AB, AC and AD are categories/rules
ABAK+ is connector between AB and AK
ABAK- is connector between AK and AB
I guess, in the email thread I guess @linas suggests to cluster these connector labels in space of categories being connected by the links corresponding to the respective connectors and then replace the members of clustered groups with labels of the clusters when the grammar is exported.
I can also imagine the processes of clustering (generalising) rules and clustering (generalisation) links may go iteratively in the loop one after another till some stable equilibrium is reached.

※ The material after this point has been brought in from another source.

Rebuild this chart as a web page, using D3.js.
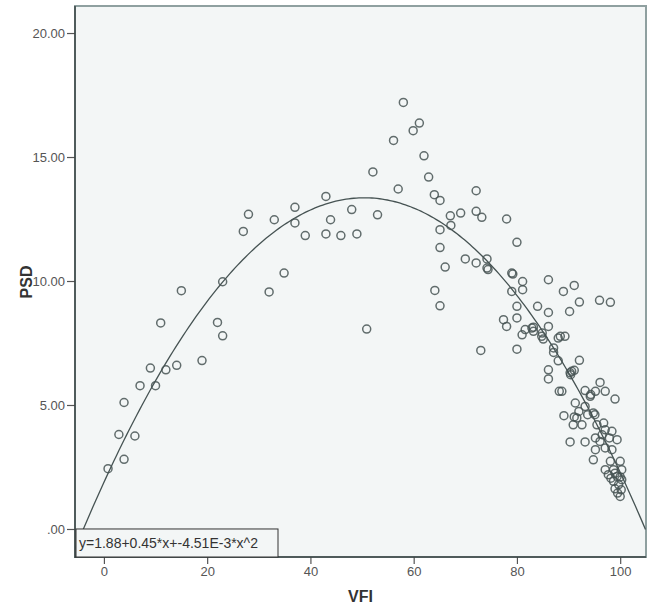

This improvement may take place in existing "Rule Generalisation" component of GL or there could be "Grammar Generalisation" component with two sub-components called "Rule Generalisation" and "Link Generalisation" running in finite loop based on some threshold.
Also, in re-factored GL, the "Grammar Generalisation" can run without prior clustering in sparse vector space being seed with "intitial categories/rules" where each rule corresponds to single word taken from the input parses.